The fascinating question is whether wrecks in the Weddell Sea could be recovered. The prospect seems remote, given the depth of the Weddell Sea and the pack ice, but nevertheless the suggestion remains a tantalising prospect. When Shackleton’s ‘Endurance’ was crushed by the pack and sunk in November 1915 (She’s going, boys), she was thought to be lost irrevocably. Could she still be lying, crushed but defiant under the Antarctic waters?

(1) Thomas Dahlgreen. Proceedings of the Royal Society. August, 2013


6 Aug

The centenary of Shackleton’s most famous expedition is coming up fast. I imagine there will be many celebrations.

Shackleton is looked on as a charismatic leader, known throughout the world. His management skills are hugely admired. But, I wonder, would he, at the end of his career, have looked upon himself as a success or a failure?

Although his achievements are many, he never in fact, commanded more than 27 men and, it can be said,  he failed in the Antarctic goals he set himself: He was sent home by Scott from ‘Discovery’, a tremendous blow to a proud and ambitious man. On the ‘Nimrod’ expedition he achieved a glorious success in getting to within a hundred miles of the Pole, but he did not get to the Pole and, when eventually he had funds to return this had been achieved, not only by Amundsen, but also by Scott, no glory in being third. On the ‘Endurance’ expedition he did not achieve any of the ambitions that he had set himself – it has been said that some failures are more glorious than success and certainly, his command of this expedition is legendary (the sail to South Georgia and the boat journey to Elephant Island are regarded as almost miraculous), but he did not actually get onto the mainland.

I think ‘Endurance’ (part of the family motto), applies not only to the ship but to Shackleton himself. His endurance was both physical and outstandingly, mental. His overwhelming gift was to instill confidence and hope.

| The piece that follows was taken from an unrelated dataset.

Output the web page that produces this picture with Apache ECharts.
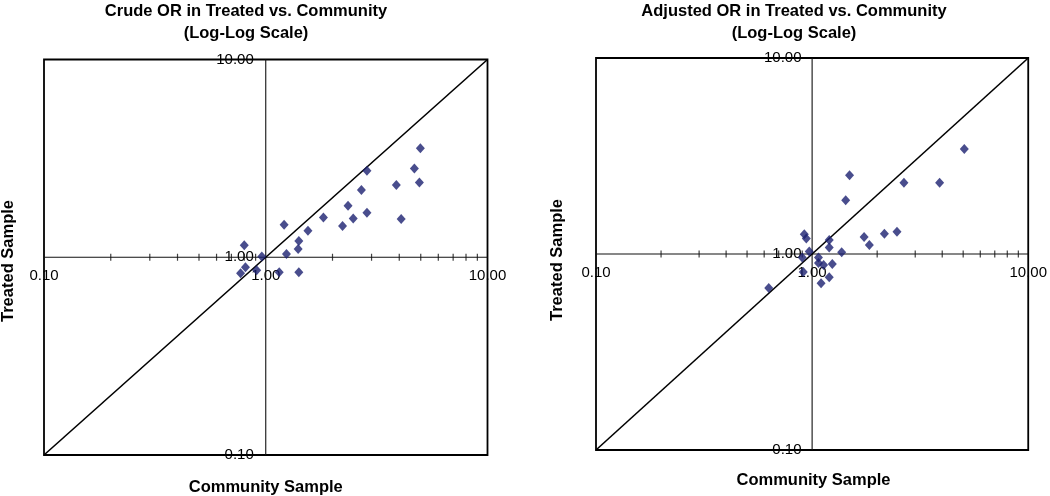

But I think at the end of his life, on balance, he would not have considered himself a great success.

Antarctic exhibition in the Queen’s Gallery, Buckingham Palace

29 Nov

I love this exhibition. It shows the photographs of Frank Hurley and Herbert Ponting. The images are very different. Hurley’s were made under conditions of great stress when “Endurance” was caught in the ice and then when the crew were drifting on ice floes for well over a year. Ponting was a wonderful professional photographer; Hurley was not, but made a matchless record of the Endurance and her crew.

Both created memorable scenes. Ponting’s picture of the “Terra Nova” through the window of an iceberg imprints itself on the memory, whilst Hurley’s photograph of the brilliantly lit Endurance in the black Antarctic winter is an unforgettable image.

Ponting did a “mock-up” of the expedition members sitting round a Nansen cooker in a tent before they set off on their ill-fated journey to the South Pole. In this image “Taf” Evans, “Birdie” Bowers, Edward Wilson and Captain Scott smile optimistically at each other.